The large-scale study, published July 12 in the Journal of the American Heart Association, adds to the growing body of evidence on heart disease and its association with dietary patterns from different parts of the world.
Researchers defined the U.S. Southern diet as high in added fats, fried food, eggs, processed meats and sugar-sweetened beverages. By contrast, the Mediterranean diet was defined as high in vegetables, fruits, fish, whole grains and legumes, and low in meat and dairy.
The study is among the first to zero in on people who already had a history of coronary heart disease, such as a previous heart attack or coronary artery bypass surgery. Researchers examined data from 3,562 white and black men and women ages 45 and older living in different parts of the United States. Participants were first given an exam and dietary assessment, and then called every six months to ask about new coronary heart disease events.
Seven years later, 581 people had experienced a second coronary heart disease event, and 1,098 people had died from a variety of causes. After looking closely at an assortment of dietary patterns, the researchers found a clear association between death and people who ate a Southern diet.

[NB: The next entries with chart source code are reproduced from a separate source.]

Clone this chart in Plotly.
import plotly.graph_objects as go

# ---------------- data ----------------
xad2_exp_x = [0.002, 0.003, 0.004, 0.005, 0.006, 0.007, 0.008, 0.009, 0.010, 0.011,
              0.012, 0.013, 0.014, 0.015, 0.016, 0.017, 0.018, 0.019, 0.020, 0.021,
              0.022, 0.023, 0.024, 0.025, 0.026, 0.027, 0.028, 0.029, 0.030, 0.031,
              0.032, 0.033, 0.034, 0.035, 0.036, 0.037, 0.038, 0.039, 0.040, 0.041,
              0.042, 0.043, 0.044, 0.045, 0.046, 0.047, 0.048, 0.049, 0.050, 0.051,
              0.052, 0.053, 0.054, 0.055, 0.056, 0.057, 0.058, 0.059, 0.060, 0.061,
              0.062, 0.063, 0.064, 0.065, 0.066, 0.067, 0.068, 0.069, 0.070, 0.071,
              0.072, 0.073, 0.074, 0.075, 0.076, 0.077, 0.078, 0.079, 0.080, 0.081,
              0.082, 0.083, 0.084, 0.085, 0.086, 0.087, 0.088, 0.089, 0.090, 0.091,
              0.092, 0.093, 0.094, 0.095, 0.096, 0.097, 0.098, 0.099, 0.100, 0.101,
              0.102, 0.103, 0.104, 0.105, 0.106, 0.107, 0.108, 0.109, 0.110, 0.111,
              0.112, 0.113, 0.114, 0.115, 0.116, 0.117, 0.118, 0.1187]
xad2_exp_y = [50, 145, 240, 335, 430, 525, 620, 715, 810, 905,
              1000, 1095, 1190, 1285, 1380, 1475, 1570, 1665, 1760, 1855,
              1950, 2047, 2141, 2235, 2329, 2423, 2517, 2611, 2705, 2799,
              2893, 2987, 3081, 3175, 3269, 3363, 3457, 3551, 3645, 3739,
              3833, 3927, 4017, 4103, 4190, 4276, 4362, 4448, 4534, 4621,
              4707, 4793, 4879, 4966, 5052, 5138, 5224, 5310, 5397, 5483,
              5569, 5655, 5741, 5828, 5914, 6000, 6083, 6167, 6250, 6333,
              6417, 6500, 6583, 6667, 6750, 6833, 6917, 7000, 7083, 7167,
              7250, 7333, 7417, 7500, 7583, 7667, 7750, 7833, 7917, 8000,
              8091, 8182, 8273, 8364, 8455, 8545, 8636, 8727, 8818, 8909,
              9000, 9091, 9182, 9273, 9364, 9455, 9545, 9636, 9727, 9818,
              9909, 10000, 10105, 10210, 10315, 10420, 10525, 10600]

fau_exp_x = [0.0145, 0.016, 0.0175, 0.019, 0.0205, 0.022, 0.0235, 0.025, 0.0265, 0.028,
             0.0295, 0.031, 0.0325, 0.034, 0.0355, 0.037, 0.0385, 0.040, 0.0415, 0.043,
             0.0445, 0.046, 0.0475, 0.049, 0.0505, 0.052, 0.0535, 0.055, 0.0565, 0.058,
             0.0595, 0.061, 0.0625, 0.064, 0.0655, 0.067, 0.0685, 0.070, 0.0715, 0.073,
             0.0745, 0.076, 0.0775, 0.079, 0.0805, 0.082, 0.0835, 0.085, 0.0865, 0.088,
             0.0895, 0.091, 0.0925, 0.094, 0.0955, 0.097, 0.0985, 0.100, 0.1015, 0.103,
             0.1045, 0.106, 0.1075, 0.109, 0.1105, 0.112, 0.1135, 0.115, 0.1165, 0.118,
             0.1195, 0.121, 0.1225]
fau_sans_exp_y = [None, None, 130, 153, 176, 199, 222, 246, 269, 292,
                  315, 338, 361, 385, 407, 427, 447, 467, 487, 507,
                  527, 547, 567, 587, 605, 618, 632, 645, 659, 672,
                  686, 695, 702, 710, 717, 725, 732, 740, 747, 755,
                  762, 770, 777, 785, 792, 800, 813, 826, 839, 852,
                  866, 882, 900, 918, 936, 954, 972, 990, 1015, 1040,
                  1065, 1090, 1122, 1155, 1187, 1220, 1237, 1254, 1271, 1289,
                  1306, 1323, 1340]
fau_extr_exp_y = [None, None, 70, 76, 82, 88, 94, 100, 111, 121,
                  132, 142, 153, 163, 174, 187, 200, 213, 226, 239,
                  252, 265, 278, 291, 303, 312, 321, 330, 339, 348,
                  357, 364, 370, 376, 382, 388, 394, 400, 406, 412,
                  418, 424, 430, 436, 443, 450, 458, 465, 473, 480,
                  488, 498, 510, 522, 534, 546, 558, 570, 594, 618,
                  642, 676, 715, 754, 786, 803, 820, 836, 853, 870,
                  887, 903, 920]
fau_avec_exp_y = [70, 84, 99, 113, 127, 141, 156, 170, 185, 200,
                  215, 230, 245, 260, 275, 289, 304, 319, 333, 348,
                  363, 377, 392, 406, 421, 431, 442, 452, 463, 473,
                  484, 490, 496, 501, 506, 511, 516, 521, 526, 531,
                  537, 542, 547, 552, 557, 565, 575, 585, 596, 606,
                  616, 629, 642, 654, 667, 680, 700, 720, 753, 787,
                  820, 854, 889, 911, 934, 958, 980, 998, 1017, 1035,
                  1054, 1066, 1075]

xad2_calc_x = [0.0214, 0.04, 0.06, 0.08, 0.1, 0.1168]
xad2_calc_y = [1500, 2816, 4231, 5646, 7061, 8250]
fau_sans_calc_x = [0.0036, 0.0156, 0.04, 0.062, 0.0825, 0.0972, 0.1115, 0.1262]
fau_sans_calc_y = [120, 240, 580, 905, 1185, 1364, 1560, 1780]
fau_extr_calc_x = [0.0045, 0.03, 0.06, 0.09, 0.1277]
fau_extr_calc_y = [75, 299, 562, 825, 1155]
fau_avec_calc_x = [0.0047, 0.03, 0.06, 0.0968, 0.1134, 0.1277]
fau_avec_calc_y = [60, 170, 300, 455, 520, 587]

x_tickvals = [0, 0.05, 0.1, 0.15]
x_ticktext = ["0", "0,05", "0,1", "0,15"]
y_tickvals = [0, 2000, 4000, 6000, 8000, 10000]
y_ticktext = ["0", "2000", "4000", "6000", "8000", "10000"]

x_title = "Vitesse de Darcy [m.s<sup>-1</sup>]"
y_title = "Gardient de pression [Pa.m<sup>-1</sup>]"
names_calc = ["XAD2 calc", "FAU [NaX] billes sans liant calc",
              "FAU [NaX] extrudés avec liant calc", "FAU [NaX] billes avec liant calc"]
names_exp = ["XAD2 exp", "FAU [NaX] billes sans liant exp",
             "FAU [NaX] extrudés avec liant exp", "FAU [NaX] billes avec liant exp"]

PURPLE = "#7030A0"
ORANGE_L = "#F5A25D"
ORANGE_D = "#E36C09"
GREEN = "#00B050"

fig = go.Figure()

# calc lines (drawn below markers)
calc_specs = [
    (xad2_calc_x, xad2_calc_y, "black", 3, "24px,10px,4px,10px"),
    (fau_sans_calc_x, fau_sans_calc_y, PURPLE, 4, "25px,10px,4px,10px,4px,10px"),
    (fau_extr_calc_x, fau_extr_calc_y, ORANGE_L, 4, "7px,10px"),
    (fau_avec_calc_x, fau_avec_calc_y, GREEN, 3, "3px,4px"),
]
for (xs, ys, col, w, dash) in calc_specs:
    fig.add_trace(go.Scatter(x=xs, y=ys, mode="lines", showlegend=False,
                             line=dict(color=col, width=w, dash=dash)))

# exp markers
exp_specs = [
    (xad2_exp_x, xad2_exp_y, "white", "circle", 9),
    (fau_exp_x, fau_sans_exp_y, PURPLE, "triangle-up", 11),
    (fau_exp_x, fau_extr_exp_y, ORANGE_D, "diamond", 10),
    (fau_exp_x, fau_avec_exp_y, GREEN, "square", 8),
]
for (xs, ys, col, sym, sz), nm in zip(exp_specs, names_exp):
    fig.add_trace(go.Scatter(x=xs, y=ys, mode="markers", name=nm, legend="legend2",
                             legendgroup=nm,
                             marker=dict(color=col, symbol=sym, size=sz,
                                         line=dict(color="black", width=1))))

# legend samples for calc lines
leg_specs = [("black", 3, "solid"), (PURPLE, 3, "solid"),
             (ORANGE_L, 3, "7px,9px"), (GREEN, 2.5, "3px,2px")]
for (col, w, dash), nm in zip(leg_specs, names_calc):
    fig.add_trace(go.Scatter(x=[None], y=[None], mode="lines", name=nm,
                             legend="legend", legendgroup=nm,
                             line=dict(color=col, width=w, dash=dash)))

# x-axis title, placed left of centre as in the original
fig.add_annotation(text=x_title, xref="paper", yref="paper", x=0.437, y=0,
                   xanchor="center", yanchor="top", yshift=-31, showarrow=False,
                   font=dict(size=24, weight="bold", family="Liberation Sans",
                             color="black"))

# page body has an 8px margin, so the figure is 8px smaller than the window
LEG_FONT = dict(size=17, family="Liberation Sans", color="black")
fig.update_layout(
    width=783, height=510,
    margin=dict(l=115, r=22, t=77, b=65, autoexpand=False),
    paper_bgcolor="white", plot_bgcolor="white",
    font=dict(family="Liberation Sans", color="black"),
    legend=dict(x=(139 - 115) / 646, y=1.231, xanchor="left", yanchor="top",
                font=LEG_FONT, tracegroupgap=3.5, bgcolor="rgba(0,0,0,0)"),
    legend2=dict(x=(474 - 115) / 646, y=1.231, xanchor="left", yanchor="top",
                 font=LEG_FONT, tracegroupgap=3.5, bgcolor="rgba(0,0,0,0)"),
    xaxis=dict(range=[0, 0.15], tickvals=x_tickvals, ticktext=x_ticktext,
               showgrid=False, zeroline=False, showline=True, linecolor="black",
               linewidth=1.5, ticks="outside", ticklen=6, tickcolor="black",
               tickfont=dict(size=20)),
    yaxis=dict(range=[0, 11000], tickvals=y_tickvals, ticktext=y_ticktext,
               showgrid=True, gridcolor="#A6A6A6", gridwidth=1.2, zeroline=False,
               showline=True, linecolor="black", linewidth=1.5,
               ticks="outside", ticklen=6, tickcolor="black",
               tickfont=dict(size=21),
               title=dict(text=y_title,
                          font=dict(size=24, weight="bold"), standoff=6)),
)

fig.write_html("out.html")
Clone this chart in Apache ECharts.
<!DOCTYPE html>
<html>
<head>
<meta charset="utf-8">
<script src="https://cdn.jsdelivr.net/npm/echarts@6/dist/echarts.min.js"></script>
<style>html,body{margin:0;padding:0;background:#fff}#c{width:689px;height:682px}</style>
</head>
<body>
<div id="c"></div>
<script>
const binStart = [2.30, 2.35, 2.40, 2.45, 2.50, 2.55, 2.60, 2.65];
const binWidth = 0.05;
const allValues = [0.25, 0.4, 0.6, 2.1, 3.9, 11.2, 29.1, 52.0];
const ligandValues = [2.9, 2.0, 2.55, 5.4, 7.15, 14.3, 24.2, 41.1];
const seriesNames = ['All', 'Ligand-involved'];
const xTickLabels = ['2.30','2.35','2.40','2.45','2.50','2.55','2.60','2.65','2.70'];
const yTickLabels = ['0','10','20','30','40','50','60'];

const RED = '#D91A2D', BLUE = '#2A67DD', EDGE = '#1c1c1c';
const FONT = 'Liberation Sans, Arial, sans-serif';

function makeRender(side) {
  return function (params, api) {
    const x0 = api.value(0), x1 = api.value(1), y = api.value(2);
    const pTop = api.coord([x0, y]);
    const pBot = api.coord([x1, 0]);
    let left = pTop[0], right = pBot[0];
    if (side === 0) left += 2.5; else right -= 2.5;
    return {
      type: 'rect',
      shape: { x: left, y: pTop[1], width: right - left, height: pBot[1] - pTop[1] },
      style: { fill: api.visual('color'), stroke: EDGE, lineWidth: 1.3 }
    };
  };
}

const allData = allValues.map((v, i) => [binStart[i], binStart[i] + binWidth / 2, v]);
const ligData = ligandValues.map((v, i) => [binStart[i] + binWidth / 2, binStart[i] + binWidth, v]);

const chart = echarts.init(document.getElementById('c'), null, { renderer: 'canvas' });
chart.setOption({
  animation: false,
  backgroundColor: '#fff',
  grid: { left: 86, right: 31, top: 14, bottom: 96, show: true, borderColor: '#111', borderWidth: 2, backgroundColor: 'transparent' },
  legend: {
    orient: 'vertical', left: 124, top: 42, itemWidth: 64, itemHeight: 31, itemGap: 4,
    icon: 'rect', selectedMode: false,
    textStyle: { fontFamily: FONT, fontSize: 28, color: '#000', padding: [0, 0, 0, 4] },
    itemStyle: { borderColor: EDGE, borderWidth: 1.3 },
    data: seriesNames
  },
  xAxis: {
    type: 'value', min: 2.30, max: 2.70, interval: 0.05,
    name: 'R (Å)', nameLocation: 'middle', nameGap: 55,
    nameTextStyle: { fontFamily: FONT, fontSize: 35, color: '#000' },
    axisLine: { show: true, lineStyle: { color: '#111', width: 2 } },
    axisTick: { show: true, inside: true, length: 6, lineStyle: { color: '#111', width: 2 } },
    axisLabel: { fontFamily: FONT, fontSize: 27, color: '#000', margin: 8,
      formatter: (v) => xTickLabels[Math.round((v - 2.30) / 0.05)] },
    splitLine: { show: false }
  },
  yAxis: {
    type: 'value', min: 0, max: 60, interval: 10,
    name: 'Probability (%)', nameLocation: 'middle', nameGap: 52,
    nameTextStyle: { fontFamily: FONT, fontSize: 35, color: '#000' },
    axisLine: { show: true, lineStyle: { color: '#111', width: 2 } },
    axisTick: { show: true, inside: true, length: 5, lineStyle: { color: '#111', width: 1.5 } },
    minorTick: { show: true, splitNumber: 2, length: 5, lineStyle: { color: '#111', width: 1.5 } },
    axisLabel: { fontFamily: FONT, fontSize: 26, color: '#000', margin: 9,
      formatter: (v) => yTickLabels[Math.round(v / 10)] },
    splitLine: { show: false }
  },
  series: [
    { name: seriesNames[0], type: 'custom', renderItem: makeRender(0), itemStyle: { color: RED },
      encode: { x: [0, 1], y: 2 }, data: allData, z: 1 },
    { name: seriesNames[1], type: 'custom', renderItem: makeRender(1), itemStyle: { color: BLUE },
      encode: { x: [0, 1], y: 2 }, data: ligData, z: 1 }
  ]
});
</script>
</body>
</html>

“The greater someone adheres to the Southern dietary pattern, the higher the risk of all-cause mortality,” said James Shikany, the study’s lead author and a nutritional epidemiologist at the University of Alabama at Birmingham’s Division of Preventive Medicine. “But with the Mediterranean diet, the greater they adhere, the lower the risk of recurrent coronary heart disease and all-cause mortality.”
The study was a follow-up to research published in 2015 that found a higher risk of acute heart attack or heart-related death among participants without a history of heart disease at the start of the study.
Shikany said it’s important to note that the research — both the new study and the 2015 study — looked at dietary patterns, not specific foods. It’s not known which individual components of the Southern pattern confer the most risk, he said.
Still, he noted, these latest results should be a wake-up call for anyone with heart disease who eats a traditional Southern diet.
“We believe it is prudent to add more fruits and vegetables, and switch to more unsaturated fats, such as olive oil, as opposed to butter,” he said.
Marie-Pierre St-Onge, associate professor of nutritional medicine at Columbia University in New York City, called it “a unique study that shows how important it is to consume a healthy diet.” Yet she also called for future studies to examine how people with heart disease fare after they improve their diet.
“A cardiovascular event is a scary thing, and it can be a high motivator for people to eat more healthfully and exercise more,” said St-Onge, who wasn’t involved in the study. “I’d like to know how making lifestyle changes after the first event might prevent secondary events and death.”
Shikany said he hopes the study underscores the importance for doctors to counsel patients on nutrition and offer suggestions for changing their diet. He also recommends patients work with a registered dietitian to plot out concrete ways to eat healthier.
Federal dietary guidelines recommend a healthy eating pattern that features fruits, vegetables, whole grains, legumes, nuts, seeds and fish, and that limits added sugars, sodium and saturated fats.
The key for all health care providers, Shikany said, is taking a slow-and-steady approach to get patients to improve their diets for the long-run.
“Instead of eating processed meats every day, perhaps recommend they start out by cutting that down to twice a week,” he said. “If you recommend a radical change, all at once, people … are less likely to make changes.”